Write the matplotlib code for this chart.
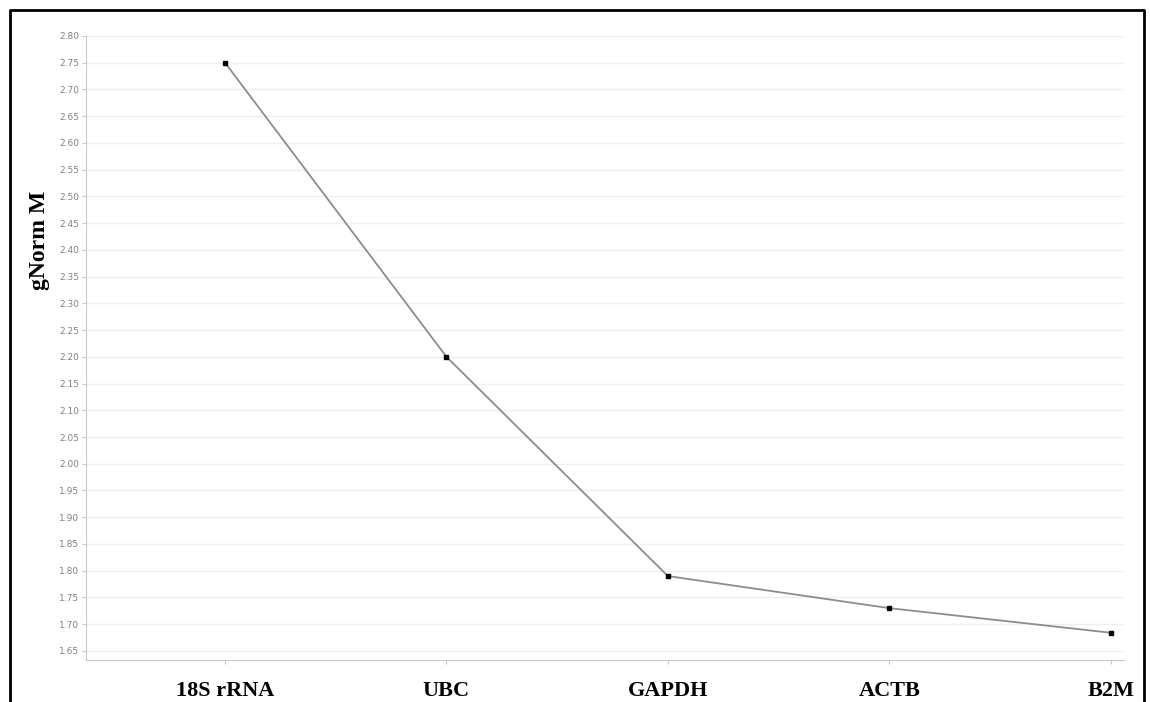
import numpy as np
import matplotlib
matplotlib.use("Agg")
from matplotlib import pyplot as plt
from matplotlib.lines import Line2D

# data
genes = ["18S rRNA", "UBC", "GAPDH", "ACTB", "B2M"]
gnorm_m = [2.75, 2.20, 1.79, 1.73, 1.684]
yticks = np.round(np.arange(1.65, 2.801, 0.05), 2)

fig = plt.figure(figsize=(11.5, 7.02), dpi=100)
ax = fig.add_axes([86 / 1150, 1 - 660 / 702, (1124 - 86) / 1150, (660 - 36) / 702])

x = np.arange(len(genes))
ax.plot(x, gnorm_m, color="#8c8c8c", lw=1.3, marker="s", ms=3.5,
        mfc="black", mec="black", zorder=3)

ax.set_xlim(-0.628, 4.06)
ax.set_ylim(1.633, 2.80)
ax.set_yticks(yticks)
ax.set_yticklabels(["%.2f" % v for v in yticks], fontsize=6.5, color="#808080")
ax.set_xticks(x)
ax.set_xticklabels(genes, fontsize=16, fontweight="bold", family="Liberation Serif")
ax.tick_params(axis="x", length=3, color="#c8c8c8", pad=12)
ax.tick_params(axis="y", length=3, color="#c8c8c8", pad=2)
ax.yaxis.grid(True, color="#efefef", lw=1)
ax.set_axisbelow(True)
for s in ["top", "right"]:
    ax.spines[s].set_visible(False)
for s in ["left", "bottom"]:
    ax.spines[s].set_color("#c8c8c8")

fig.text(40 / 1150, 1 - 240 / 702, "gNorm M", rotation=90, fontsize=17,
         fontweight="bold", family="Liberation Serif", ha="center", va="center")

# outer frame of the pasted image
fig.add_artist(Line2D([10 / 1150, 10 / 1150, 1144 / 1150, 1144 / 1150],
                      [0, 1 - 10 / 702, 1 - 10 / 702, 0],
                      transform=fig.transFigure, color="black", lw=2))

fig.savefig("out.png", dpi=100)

____

With all pictures left out, please transcribe exactly the lines from the start of the material through the line with "ax = fig.add_axes([86".

Write the matplotlib code for this chart.
import numpy as np
import matplotlib
matplotlib.use("Agg")
from matplotlib import pyplot as plt
from matplotlib.lines import Line2D

# data
genes = ["18S rRNA", "UBC", "GAPDH", "ACTB", "B2M"]
gnorm_m = [2.75, 2.20, 1.79, 1.73, 1.684]
yticks = np.round(np.arange(1.65, 2.801, 0.05), 2)

fig = plt.figure(figsize=(11.5, 7.02), dpi=100)
ax = fig.add_axes([86 / 1150, 1 - 660 / 702, (1124 - 86) / 1150, (660 - 36) / 702])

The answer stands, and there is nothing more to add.